The resulting p-value here is 0.00583, which is smaller than what we’d get from the same \(F\) test (0.01123), although both values are pretty small. The former is smaller is because the \(\chi^2\) is essentially an \(F\) distribution with infinite denominator degrees of freedom, so there is less mass in the tail of the distribution. In other words, weird stuff (i.e., “right tail” stuff) is less likely to occur as a process goes to infinity.

To easily get the likelihood-ratio test (LRT) for these models in R, you might want to use the lmtest::lrtest() function³.

³ With pretty much everything except lm-class objects, the anova() function (e.g, anova(mc, ma)) will give you the LRT. For lm objects, however, you get the \(F\) test by default. And if you add the argument test = "LRT" or test = "Chisq" to the anova() call, you will, very confusingly, not be given the LRT but the Wald \(\chi^2\) test (which is not the same thing as the LRT but rather looking up the \(F\)-statistic on the \(\chi^2\) reference distribution).

lmtest::lrtest(mc, ma)

Likelihood ratio test

Model 1: life_exp ~ 1
Model 2: life_exp ~ hs_grad
  #Df  LogLik Df  Chisq Pr(>Chisq)   
1   2 -22.538                        
2   3 -18.737  1 7.6028   0.005828 **
---
Signif. codes:  0 '***' 0.001 '**' 0.01 '*' 0.05 '.' 0.1 ' ' 1

This is the same as what we got doing it by hand above.

Proportional reduction of deviance

Deviance (\(D\)) is a term that generally means -2 times the log-likelihood (\(\ell\)) of a model. In other words:

\[ D_{\text{M}} = -2\ell_{\text{M}} \]

The deviance is a likelihood-based a way of answering the question “how far away are the predictions of this model from the data?” Lower deviance is better. This is in spirit the likelihood version of the sum-of-squares, where lower is also better.

This can be confusing because the function deviance() used on an lm object will return the residual sum of squares (RSS or SSE) which is NOT the same thing as \(-2\ell\).⁴ To prove it, let’s compare the likelihood-based deviance of model A with its RSS.

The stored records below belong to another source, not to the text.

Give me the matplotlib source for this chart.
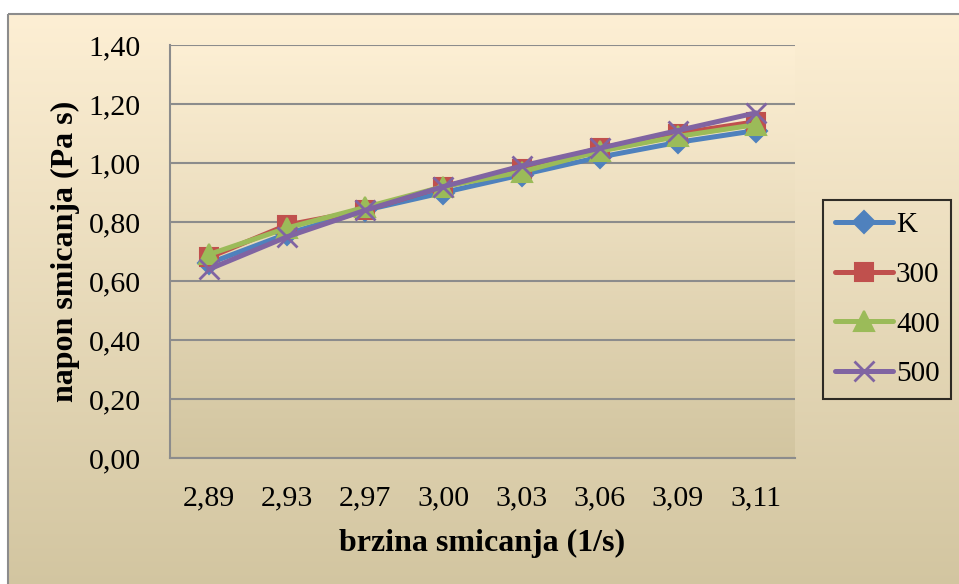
import numpy as np
import matplotlib.pyplot as plt
from matplotlib.colors import LinearSegmentedColormap
from matplotlib.patches import Rectangle

# Data
shear_rate = ["2,89", "2,93", "2,97", "3,00", "3,03", "3,06", "3,09", "3,11"]
k_vals   = [0.66, 0.76, 0.84, 0.90, 0.96, 1.02, 1.07, 1.11]
s300     = [0.68, 0.79, 0.84, 0.92, 0.98, 1.05, 1.10, 1.14]
s400     = [0.69, 0.78, 0.85, 0.92, 0.97, 1.04, 1.09, 1.13]
s500     = [0.64, 0.75, 0.84, 0.92, 0.99, 1.05, 1.11, 1.17]
series_names = ["K", "300", "400", "500"]
y_ticks = [0.0, 0.2, 0.4, 0.6, 0.8, 1.0, 1.2, 1.4]

plt.rcParams['font.family'] = ['Liberation Serif', 'DejaVu Serif']

W, H = 959, 584
fig = plt.figure(figsize=(W / 100, H / 100), dpi=100)

# cream -> tan gradient like the Excel chart fill
grad = LinearSegmentedColormap.from_list("fill", ["#FDEFD4", "#D2C5A0"])
ramp = np.linspace(0, 1, 256).reshape(-1, 1)

# chart area background (starts a bit inside the image, runs off the right/bottom)
bg = fig.add_axes([0, 0, 1, 1])
bg.set_xlim(0, W)
bg.set_ylim(H, 0)
bg.axis("off")
bg.imshow(ramp, cmap=grad, aspect="auto", extent=[8, W + 2, H + 6, 14], zorder=0)
bg.add_patch(Rectangle((8, 14), W, H, fill=False, edgecolor="#8C8C8C", lw=1.5, zorder=1))

# plot area
left, top, right, bottom = 170, 45, 795, 458
ax = fig.add_axes([left / W, 1 - bottom / H, (right - left) / W, (bottom - top) / H])
ax.set_facecolor("none")
ax.imshow(ramp, cmap=grad, aspect="auto", extent=[0, 1, 0, 1],
          transform=ax.transAxes, zorder=0)

x = np.arange(len(shear_rate))
styles = [
    (k_vals, "#4F81BD", "D", 11),
    (s300, "#C0504D", "s", 13),
    (s400, "#9BBB59", "^", 14),
    (s500, "#8064A2", "x", 14),
]
for (vals, col, mk, ms), name in zip(styles, series_names):
    ax.plot(x, vals, color=col, lw=3.6, marker=mk, markersize=ms,
            markeredgewidth=1.5 if mk != "x" else 2, markeredgecolor=col,
            label=name, zorder=3, solid_capstyle="round")

ax.set_xlim(-0.5, len(shear_rate) - 0.5)
ax.set_ylim(0, 1.4)
ax.set_yticks(y_ticks)
ax.set_yticklabels([f"{v:.2f}".replace(".", ",") for v in y_ticks])
ax.set_xticks(x)
ax.set_xticklabels(shear_rate)
ax.grid(axis="y", color="#8C8C8C", lw=1.5, zorder=1)
ax.set_axisbelow(True)
for s in ["top", "right"]:
    ax.spines[s].set_visible(False)
for s in ["left", "bottom"]:
    ax.spines[s].set_color("#8C8C8C")
    ax.spines[s].set_linewidth(1.5)
ax.tick_params(length=0, labelsize=21.5, pad=20)
ax.tick_params(axis="y", pad=21)

ax.set_xlabel("brzina smicanja (1/s)", fontsize=23, fontweight="bold", labelpad=12)
ax.set_ylabel("napon smicanja (Pa s)", fontsize=23, fontweight="bold", labelpad=6)

leg = fig.legend(loc="upper left", bbox_to_anchor=(823 / W, 1 - 200 / H),
                 fontsize=21, frameon=True, fancybox=False, handlelength=2.0,
                 handletextpad=0.1, labelspacing=0.8, borderpad=0.4,
                 borderaxespad=0)
leg.get_frame().set_edgecolor("black")
leg.get_frame().set_linewidth(1.5)
leg.get_frame().set_facecolor("none")

fig.savefig("out.png", dpi=100)
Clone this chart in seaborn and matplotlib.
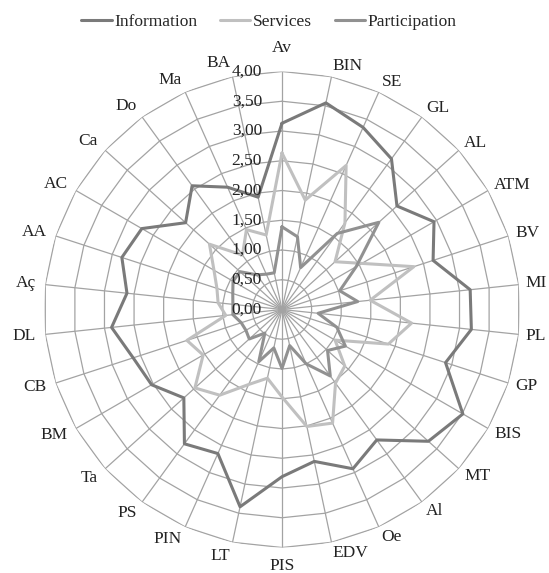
import numpy as np
import pandas as pd
import matplotlib
matplotlib.use("Agg")
import matplotlib.pyplot as plt
from matplotlib.lines import Line2D
import seaborn as sns

categories = ["Av", "BIN", "SE", "GL", "AL", "ATM", "BV", "MI", "PL", "GP",
              "BIS", "MT", "Al", "Oe", "EDV", "PIS", "LT", "PIN", "PS", "Ta",
              "BM", "CB", "DL", "Aç", "AA", "AC", "Ca", "Do", "Ma", "BA"]

information = [3.13, 3.55, 3.35, 3.13, 2.60, 2.95, 2.67, 3.18, 3.20, 2.89,
               3.51, 3.31, 2.71, 2.93, 2.61, 2.81, 3.39, 2.65, 2.79, 2.22,
               2.53, 2.63, 2.88, 2.62, 2.83, 2.72, 2.18, 2.57, 2.25, 1.93]

services = [2.63, 1.88, 2.65, 1.80, 1.20, 1.55, 2.33, 1.49, 2.19, 1.88,
            1.03, 1.42, 1.53, 2.09, 2.01, 1.47, 1.18, 1.38, 1.78, 1.97,
            1.53, 1.68, 0.95, 1.08, 1.15, 1.32, 1.64, 1.13, 1.47, 1.28]

participation = [1.39, 1.25, 0.77, 1.58, 2.19, 1.44, 1.02, 1.28, 0.61, 0.97,
                 1.23, 1.03, 1.38, 1.00, 0.62, 0.99, 0.66, 0.96, 0.49, 0.74,
                 0.70, 0.72, 0.83, 0.83, 0.87, 0.95, 0.95, 0.72, 0.65, 0.63]

series_names = ["Information", "Services", "Participation"]
series_colors = ["#7a7a7a", "#c0c0c0", "#919191"]

r_ticks = [0.0, 0.5, 1.0, 1.5, 2.0, 2.5, 3.0, 3.5, 4.0]
r_tick_labels = ["0,00", "0,50", "1,00", "1,50", "2,00", "2,50", "3,00", "3,50", "4,00"]

sns.set_style("white")
plt.rcParams["font.family"] = ["Liberation Serif", "DejaVu Serif"]
FS = 12.5

W, H = 549, 573
fig = plt.figure(figsize=(W / 100, H / 100), dpi=100)
cx, cy, R = 282, 309.5, 238
ax = fig.add_axes([(cx - R) / W, (H - cy - R) / H, 2 * R / W, 2 * R / H], projection="polar")
ax.set_theta_zero_location("N")
ax.set_theta_direction(-1)
ax.set_ylim(0, 4)
ax.grid(False)
ax.set_xticks([])
ax.set_yticks([])
ax.spines["polar"].set_visible(False)

n = len(categories)
angles = np.arange(n) * 2 * np.pi / n
ang_closed = np.append(angles, 2 * np.pi)

grid_col = "#a3a3a3"
for k in r_ticks[1:]:
    ax.plot(ang_closed, [k] * (n + 1), color=grid_col, lw=0.9, zorder=1)
for a in angles:
    ax.plot([a, a], [0, 4], color=grid_col, lw=0.9, zorder=1)

rows = []
for name, vals in zip(series_names, [information, services, participation]):
    vv = list(vals) + [vals[0]]
    for t, v in zip(ang_closed, vv):
        rows.append({"theta": t, "value": v, "series": name})
df = pd.DataFrame(rows)

sns.lineplot(data=df, x="theta", y="value", hue="series", hue_order=series_names,
             palette=dict(zip(series_names, series_colors)), sort=False,
             estimator=None, lw=2.2, legend=False, ax=ax, zorder=3)
ax.set_xlabel("")
ax.set_ylabel("")
ax.set_ylim(0, 4)
ax.set_xticks([])
ax.set_yticks([])

# radial value labels
for rv, lab in zip(r_ticks, r_tick_labels):
    ax.annotate(lab, xy=(0, rv), xytext=(-14.4, 0), textcoords="offset points",
                ha="right", va="center", fontsize=FS, color="#222222",
                annotation_clip=False, zorder=5)

# category labels
px_per_unit = R / 4.0
for a, lab in zip(angles, categories):
    s, c = np.sin(a), np.cos(a)
    if abs(s) < 1e-6:
        rr = (261.5 if c > 0 else 256.5) / px_per_unit
        ax.annotate(lab, xy=(a, rr), ha="center", va="center", fontsize=FS,
                    color="#222222", annotation_clip=False)
    else:
        rpx = 245 if s > 0 else 247.5
        ax.annotate(lab, xy=(a, rpx / px_per_unit), xytext=(0, 2.9 * c),
                    textcoords="offset points", ha="left" if s > 0 else "right",
                    va="center", fontsize=FS, color="#222222", annotation_clip=False)

handles = [Line2D([0], [0], color=col, lw=2.2) for col in series_colors]
fig.legend(handles, series_names, loc="center", bbox_to_anchor=(0.49, 1 - 22 / H),
           ncol=3, frameon=False, fontsize=FS, handlelength=1.75, handletextpad=0.15,
           columnspacing=1.3)

fig.savefig("out.png", dpi=100, facecolor="white")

⁴ Even though it’s confusing, it at least makes some sense because the RSS is a measure of how far away the model predictions are from the data. Which is, of course, what deviance means in spirit.

dev_a <- -2 * as.numeric(logLik(ma))
dev_a # this is D = -2LL

[1] 37.47323

rss_a <- sum(ma$residuals^2)
rss_a # this is RSS [same as deviance(ma) here, confusingly!]

[1] 9.745332

You can see they are not the same!

In Chapter 15 of the book, the authors talk about PRD as:

\[ PRD = \frac{D_C - D_A}{D_C} \]

This is reasonable for some other models, but it won’t work properly for linear models for technical reasons⁵, so it’s better to use a different formula:

⁵ It’s this pesky \(\sigma\) estimate that is causing the problems. Deviance means comparing models to a theoretical “perfect” (or “saturated”) model. With linear regression, that’s an RSS of zero. But that doesn’t make sense with likelihood-based deviance here because as RSS goes to zero, \(\sigma\) goes to zero, which means likelihood goes to infinity. So we can’t directly use the ratio of likelihoods without taking the difference first (which cancels the “saturated” likelihoods out of the equation).

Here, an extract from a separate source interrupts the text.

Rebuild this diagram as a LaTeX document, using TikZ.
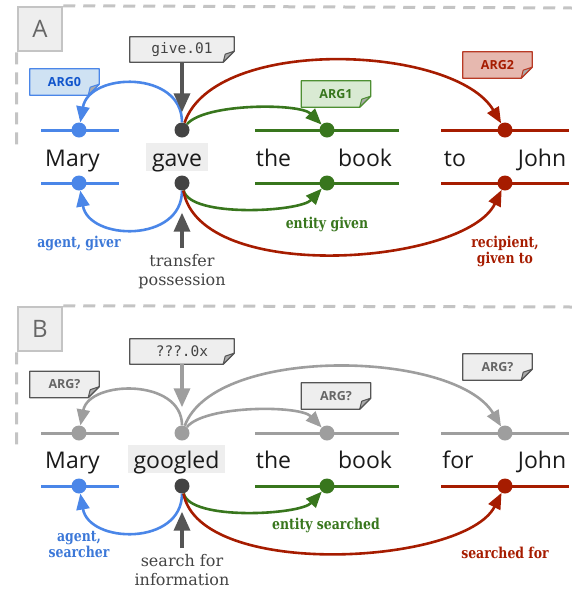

First we need the “deviance drop” or difference in deviance between the null and augmented model:

\[ \Delta D = D_C - D_A \]

Then we can use that \(\Delta D\) in the equation below (as long as Model C is a null, i.e., intercept-only, model).

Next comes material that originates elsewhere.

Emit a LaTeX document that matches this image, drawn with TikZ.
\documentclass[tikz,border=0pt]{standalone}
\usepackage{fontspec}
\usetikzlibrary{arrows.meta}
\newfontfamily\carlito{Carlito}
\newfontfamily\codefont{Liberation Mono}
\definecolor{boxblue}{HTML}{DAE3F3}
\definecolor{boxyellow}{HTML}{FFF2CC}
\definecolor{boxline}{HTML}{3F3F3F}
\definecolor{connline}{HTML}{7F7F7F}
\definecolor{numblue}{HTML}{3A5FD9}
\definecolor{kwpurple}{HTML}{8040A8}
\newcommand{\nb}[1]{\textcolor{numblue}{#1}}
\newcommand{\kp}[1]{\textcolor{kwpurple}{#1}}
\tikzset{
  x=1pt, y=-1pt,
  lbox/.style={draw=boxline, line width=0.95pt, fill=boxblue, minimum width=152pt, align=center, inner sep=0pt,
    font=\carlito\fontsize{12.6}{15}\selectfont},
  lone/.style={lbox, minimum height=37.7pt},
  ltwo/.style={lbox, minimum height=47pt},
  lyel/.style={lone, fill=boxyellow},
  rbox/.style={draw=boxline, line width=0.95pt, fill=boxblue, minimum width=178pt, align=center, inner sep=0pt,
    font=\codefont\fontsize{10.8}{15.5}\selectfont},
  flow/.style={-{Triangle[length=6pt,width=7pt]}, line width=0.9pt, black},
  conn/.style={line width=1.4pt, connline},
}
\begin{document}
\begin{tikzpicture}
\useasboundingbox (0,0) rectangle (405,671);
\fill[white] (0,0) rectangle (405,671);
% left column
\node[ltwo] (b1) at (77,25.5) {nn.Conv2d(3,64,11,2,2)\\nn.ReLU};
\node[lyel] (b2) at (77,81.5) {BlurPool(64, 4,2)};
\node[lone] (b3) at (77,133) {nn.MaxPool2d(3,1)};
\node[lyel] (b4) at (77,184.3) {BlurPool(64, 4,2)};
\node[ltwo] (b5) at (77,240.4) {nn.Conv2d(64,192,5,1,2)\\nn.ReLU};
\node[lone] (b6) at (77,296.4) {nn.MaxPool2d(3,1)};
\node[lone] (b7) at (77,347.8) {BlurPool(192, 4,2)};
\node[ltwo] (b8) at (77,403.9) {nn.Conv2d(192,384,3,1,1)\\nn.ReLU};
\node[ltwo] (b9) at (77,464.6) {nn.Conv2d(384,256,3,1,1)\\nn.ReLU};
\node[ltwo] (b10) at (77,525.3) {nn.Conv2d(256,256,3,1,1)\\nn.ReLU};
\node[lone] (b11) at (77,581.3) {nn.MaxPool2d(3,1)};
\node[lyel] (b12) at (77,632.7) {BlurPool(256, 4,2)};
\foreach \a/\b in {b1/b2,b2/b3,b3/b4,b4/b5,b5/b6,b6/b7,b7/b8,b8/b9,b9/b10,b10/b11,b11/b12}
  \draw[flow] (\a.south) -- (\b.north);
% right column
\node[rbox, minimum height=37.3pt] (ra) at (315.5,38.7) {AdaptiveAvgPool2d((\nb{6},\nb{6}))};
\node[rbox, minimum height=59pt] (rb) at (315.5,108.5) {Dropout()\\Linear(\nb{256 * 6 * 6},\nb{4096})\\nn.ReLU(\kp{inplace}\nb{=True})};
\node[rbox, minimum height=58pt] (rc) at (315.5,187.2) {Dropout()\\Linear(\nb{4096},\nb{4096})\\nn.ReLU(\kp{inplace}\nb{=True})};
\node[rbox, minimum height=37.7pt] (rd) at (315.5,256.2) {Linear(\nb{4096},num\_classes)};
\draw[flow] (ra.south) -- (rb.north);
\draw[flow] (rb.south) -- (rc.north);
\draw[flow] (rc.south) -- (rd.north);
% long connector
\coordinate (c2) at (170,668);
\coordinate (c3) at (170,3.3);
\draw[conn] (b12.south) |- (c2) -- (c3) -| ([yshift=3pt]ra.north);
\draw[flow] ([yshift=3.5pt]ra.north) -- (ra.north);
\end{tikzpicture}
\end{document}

\[ R^2 = \frac{\text{RSS}_C - \text{RSS}_A}{\text{RSS}_C} = 1 - \exp \left( \frac{-\Delta D}{n} \right) \]

As implied by this equality, either formula will give exactly the same \(R^2\) for a linear regression model⁶.

⁶ The \(\Delta D\) version is called the Cox-Snell pseudo \(R^2\), although it’s not really “pseudo” for linear regression since it’s exactly the same as the good-old-fashioned \(R^2\). There are other pseudo \(R^2\) values you might learn about someday, but they aren’t important right now.

dev_c <- -2 * as.numeric(logLik(mc))
rss_c <- sum(mc$residuals^2)

1 - exp( -(dev_c - dev_a ) / nrow(s_states))    # R^2: using diff in -2LL

[1] 0.3782238

(rss_c - rss_a) / rss_c                         # R^2: using RSS

[1] 0.3782238

You can confirm that these are the same.